Here’s the situation. You owe some creditor a bill. You want to pay but you just can’t. There simply isn’t enough money in your budget to pay your living expenses and all the rest of your bills top of it all. So you pay your living expenses and let the other bills go.
That’s how it begins.
Later, the creditor starts to call you and write nasty letters trying to collect the money. But you still don’t have the money to pay. You try to explain the creditor that you simply don’t have it. You try to work with the creditor, and ask for some kind of a payment plan that you can afford.
The creditor refuses to work with you at all.
They want all the money and they want it now. You still don’t have it so you don’t pay. You can’t. It’s impossible.
Eventually, the creditor turns the debt over to a lawyer who files a lawsuit and gets a judgment against you.

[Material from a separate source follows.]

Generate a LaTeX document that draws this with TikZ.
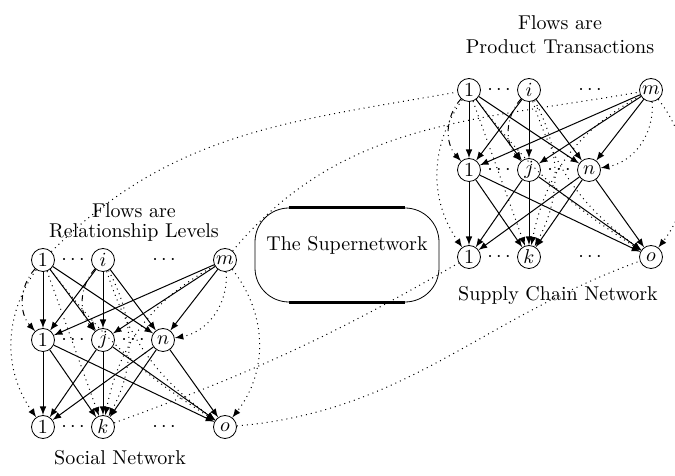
\documentclass[tikz,border=0pt]{standalone}
\usetikzlibrary{positioning}

\begin{document}
\begin{tikzpicture}[x=0.5pt,y=0.5pt]
    \tikzset{agent/.style={circle, draw, inner sep=0pt, minimum size=11.5pt},
      flow/.style={-latex, line width=0.5pt},
      eflow/.style={-latex, dotted, line width=0.5pt},
      bflow/.style={-latex, dashdotted, line width=0.5pt},
      link/.style={dotted, line width=0.5pt}
    }
    \useasboundingbox (0,0) rectangle (675,476);

    % the two tiered networks
    \foreach \net/\dx/\dy in {s/0/0, p/426/170} {
      \begin{scope}[shift={(\dx,\dy)}]
        \node[agent] (\net t1) at (43,216) {$1$};
        \node[agent] (\net ti) at (103,216) {$i$};
        \node[agent] (\net tm) at (225,216) {$m$};
        \node[agent] (\net m1) at (43,136) {$1$};
        \node[agent] (\net mj) at (103,136) {$j$};
        \node[agent] (\net mn) at (163,136) {$n$};
        \node[agent] (\net b1) at (43,49) {$1$};
        \node[agent] (\net bk) at (103,49) {$k$};
        \node[agent] (\net bo) at (225,49) {$o$};
        \node (\net dt1) at (73,216) {$\cdots$};
        \node (\net dt2) at (164,216) {$\cdots$};
        \node (\net dm1) at (73,136) {$\cdots$};
        \node (\net dm2) at (133,136) {$\cdots$};
        \node (\net db1) at (73,49) {$\cdots$};
        \node (\net db2) at (164,49) {$\cdots$};
      \end{scope}
    }

    \foreach \net in {s,p} {
      \foreach \a in {t1,ti,tm} \foreach \b in {m1,mj,mn} \draw[flow] (\net\a) -- (\net\b);
      \foreach \a in {m1,mj,mn} \foreach \b in {b1,bk,bo} \draw[flow] (\net\a) -- (\net\b);
      \draw[bflow] (\net t1) to[bend right=42] (\net m1);
      \draw[bflow] (\net ti) to[bend right=42] (\net mj);
      \draw[eflow] (\net tm) to[out=-85,in=10] (\net mn);
      \draw[eflow] (\net t1) to[bend right=35] (\net b1);
      \draw[eflow] (\net t1) -- (\net bk);
      \draw[eflow] (\net t1) to[bend right=10] (\net bo);
      \draw[eflow] (\net ti) to[bend left=28] (\net bk);
      \draw[eflow] (\net ti) to[bend right=18] (\net bo);
      \draw[eflow] (\net tm) to[bend right=25] (\net bk);
      \draw[eflow] (\net tm) to[bend left=38] (\net bo);
    }

    % the supernetwork
    \node[draw, rounded corners=17pt, minimum width=92pt, minimum height=47pt] (super) at (347,221) {};
    \node (supertext) at (347,231) {The Supernetwork};
    \draw[line width=1.2pt] ([xshift=17pt]super.north west) -- ([xshift=-17pt]super.north east);
    \draw[line width=1.2pt] ([xshift=17pt]super.south west) -- ([xshift=-17pt]super.south east);

    \draw[link] (st1) to[out=45,in=190] (pt1);
    \draw[link] (stm) to[out=50,in=190] (ptm);
    \draw[link] (sbk) to[out=20,in=210] (pb1);
    \draw[link] (sbo) to[out=5,in=200] (pbo);

    \node[align=center] (slabel) at (134,253) {Flows are\\[-2pt]Relationship Levels};
    \node[align=center] (plabel) at (560,441) {Flows are\\Product Transactions};
    \node (sname) at (120,18) {Social Network};
    \node (pname) at (558,180) {Supply Chain Network};
\end{tikzpicture}
\end{document}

A judgment – what does that mean to you?
A judgment is simply a determination by a Court that you owe the money and the creditor is now free to use the court system to collect from you.
If you own real estate, the judgment can be filed against your house.

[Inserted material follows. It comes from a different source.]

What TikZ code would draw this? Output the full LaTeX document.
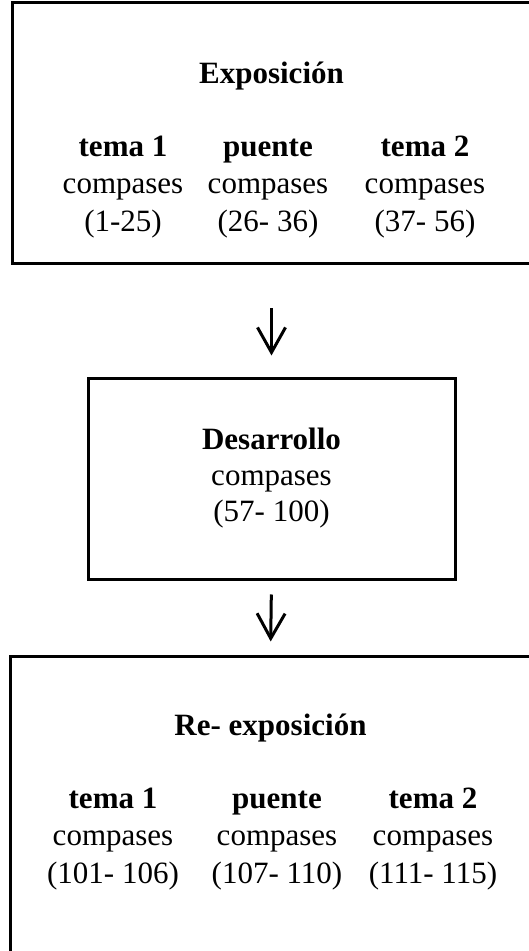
\documentclass[tikz,border=0pt]{standalone}
\usepackage{fontspec}
\setmainfont{Liberation Serif}
\usetikzlibrary{positioning, arrows.meta}

\tikzset{
	section/.style={rectangle, draw=black, line width=3pt, inner sep=0pt},
	heading/.style={font=\fontsize{31}{37.5}\selectfont\bfseries, anchor=base, inner sep=0pt},
	bars/.style={font=\fontsize{31}{37.5}\selectfont, align=center, anchor=base, inner sep=0pt},
}

\begin{document}
\begin{tikzpicture}[x=1pt, y=1pt]
			\tikzstyle{flow}=[line width=3pt, -{Straight Barb[length=25pt, width=28pt]}]
			\useasboundingbox (0,0) rectangle (529,951);
			\clip (0,0) rectangle (529,951);
			
			\node[section, minimum width=519pt, minimum height=261pt] (expo) at (271.5,817.5) {};
			\node[section, minimum width=367pt, minimum height=201pt] (dev) at (271.5,471.5) {};
			\node[section, minimum width=521pt, minimum height=303pt] (reexpo) at (270.5,142.5) {};
			
			% text sits on the baseline of its last line
			\node[heading] (expotitle) at ([yshift=-82pt]expo.north) {Exposición};
			\node[bars] (expoA) at ([xshift=-148.5pt,yshift=-230pt]expo.north) {\textbf{tema 1}\\compases\\(1-25)};
			\node[bars] (expoB) at ([xshift=-3.5pt,yshift=-230pt]expo.north) {\textbf{puente}\\compases\\(26- 36)};
			\node[bars] (expoC) at ([xshift=153.5pt,yshift=-230pt]expo.north) {\textbf{tema 2}\\compases\\(37- 56)};
			
			\node[bars, font=\fontsize{31}{36}\selectfont] (devtext) at ([yshift=-144pt]dev.north) {\textbf{Desarrollo}\\compases\\(57- 100)};
			
			\node[heading] (reexpotitle) at ([yshift=-80pt]reexpo.north) {Re- exposición};
			\node[bars] (reexpoA) at ([xshift=-157.5pt,yshift=-228pt]reexpo.north) {\textbf{tema 1}\\compases\\(101- 106)};
			\node[bars] (reexpoB) at ([xshift=6.5pt,yshift=-228pt]reexpo.north) {\textbf{puente}\\compases\\(107- 110)};
			\node[bars] (reexpoC) at ([xshift=162.5pt,yshift=-228pt]reexpo.north) {\textbf{tema 2}\\compases\\(111- 115)};
			
			\draw[flow, shorten <=43pt, shorten >=22pt] (expo.south) -- (dev.north);
			\draw[flow, shorten <=13pt, shorten >=14pt] (dev.south) -- (reexpo.north);
		\end{tikzpicture}
\end{document}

If you have a job, the judgment can be used to garnish your wages.
If you have a bank account, the judgment can be used to wipe out your bank account.
Like a credit card debt, judgments carry interest.

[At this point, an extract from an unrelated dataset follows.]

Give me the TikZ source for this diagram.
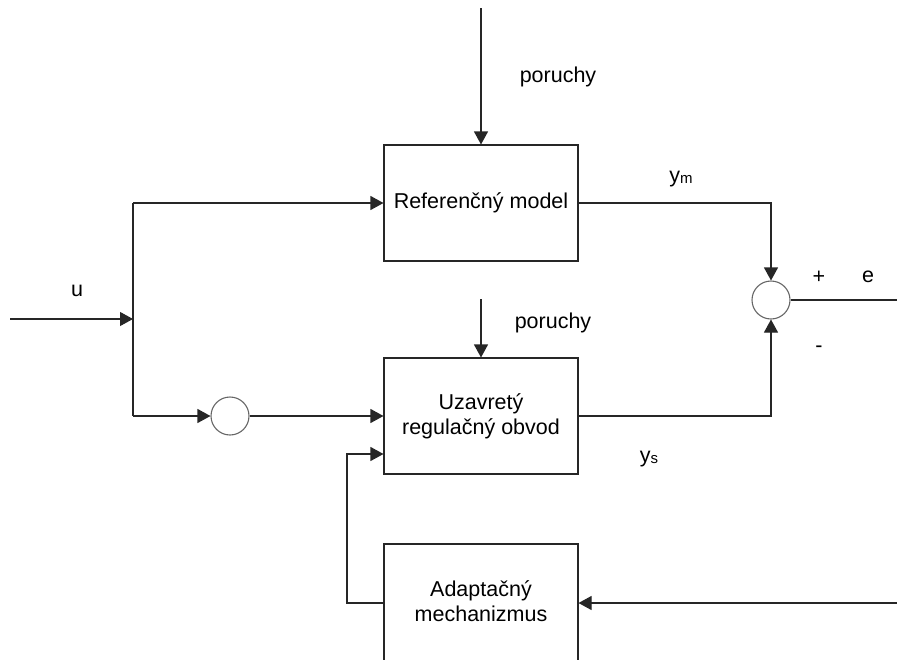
\documentclass[tikz,border=0pt]{standalone}
\usepackage{fontspec}
\setmainfont{Liberation Sans}
\usetikzlibrary{arrows.meta}
\begin{document}
\begin{tikzpicture}[x=1pt,y=-1pt,
  wire/.style={draw=black!85,line width=1.1pt},
  arr/.style={wire,-{Triangle[length=13pt,width=14pt]}},
  blockbox/.style={draw=black!85,line width=1.1pt,rectangle,minimum width=194pt,align=center,font=\fontsize{21.5}{25}\selectfont,inner sep=0pt},
  sumnode/.style={draw=black!60,line width=1.1pt,circle,minimum size=38pt,inner sep=0pt},
  lbl/.style={font=\fontsize{21.5}{25}\selectfont,inner sep=0pt}]
\useasboundingbox (0,0) rectangle (897,659);
\node[blockbox,minimum height=116pt] (ref) at (481,203) {Referenčný model};
\node[blockbox,minimum height=116pt] (uz) at (481,416) {Uzavretý\\regulačný obvod};
\node[blockbox,minimum height=118pt] (ad) at (481,603) {};
\node[lbl,align=center] (adt) at (481,601) {Adaptačný\\mechanizmus};
\node[sumnode] (s1) at (771,300) {};
\node[sumnode] (s2) at (230,416) {};
\coordinate (top) at (481,8);
\coordinate (p2) at (481,299);
\coordinate (split) at (133,319);
\coordinate (in) at (10,319);
\coordinate (st) at (133,203);
\coordinate (sb) at (133,416);
\coordinate (eout) at (897,300);
\coordinate (adin) at (897,603);
\coordinate (fb) at (347,454);
% labels
\node[lbl] (por1) at (558,77) {poruchy};
\node[lbl] (por2) at (553,323) {poruchy};
\node[lbl] (ym) at (681,179) {y\raisebox{-1pt}{\fontsize{15}{17}\selectfont m}};
\node[lbl] (ys) at (649,459) {y\raisebox{-1pt}{\fontsize{15}{17}\selectfont s}};
\node[lbl] (u) at (77,291) {u};
\node[lbl] (plus) at (819,277) {+};
\node[lbl] (e) at (868,277) {e};
\node[lbl] (minus) at (819,349) {-};
% connectors
\draw[arr] (top) -- (ref.north);
\draw[arr] (p2) -- (uz.north);
\draw[arr] (in) -- (split);
\draw[wire] (st) -- (sb);
\draw[arr] (st) -- (ref.west);
\draw[arr] (sb) -- (s2.west);
\draw[arr] (s2.east) -- (s2.east -| uz.west);
\draw[arr] (ref.east) -| (s1.north);
\draw[arr] (uz.east) -| (s1.south);
\draw[wire] (s1.east) -- (eout);
\draw[arr] (adin) -- (ad.east);
\draw[arr] (ad.west) -| (fb) -- (fb -| uz.west);
\end{tikzpicture}
\end{document}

That means they get larger and larger as time passes.
Frequently, we see judgments to start out small, but because of the interest on them, they get larger and larger and eventually groe to several times the original debt.
If that judgment was recorded against your real estate, you can’t sell the real estate without paying off the judgment.
Judgments also show up on your credit report
When the judgment is on your credit report, other creditors can use this as a reason to lower your credit limits on credit cards.
This is happening more and more with the tightening of the credit walls.
Some people think that once a judgment has been filed against them, there’s nothing they can do to it rid of it except pay at. This is not true.
Bankruptcy can wipe out a judgment.
In fact, most judgments will be wiped out in a bankruptcy.
It doesn’t matter how old the judgment is, and sometimes it doesn’t matter if the judgment has been recorded against your real estate.
In many cases, we can remove them from real estate.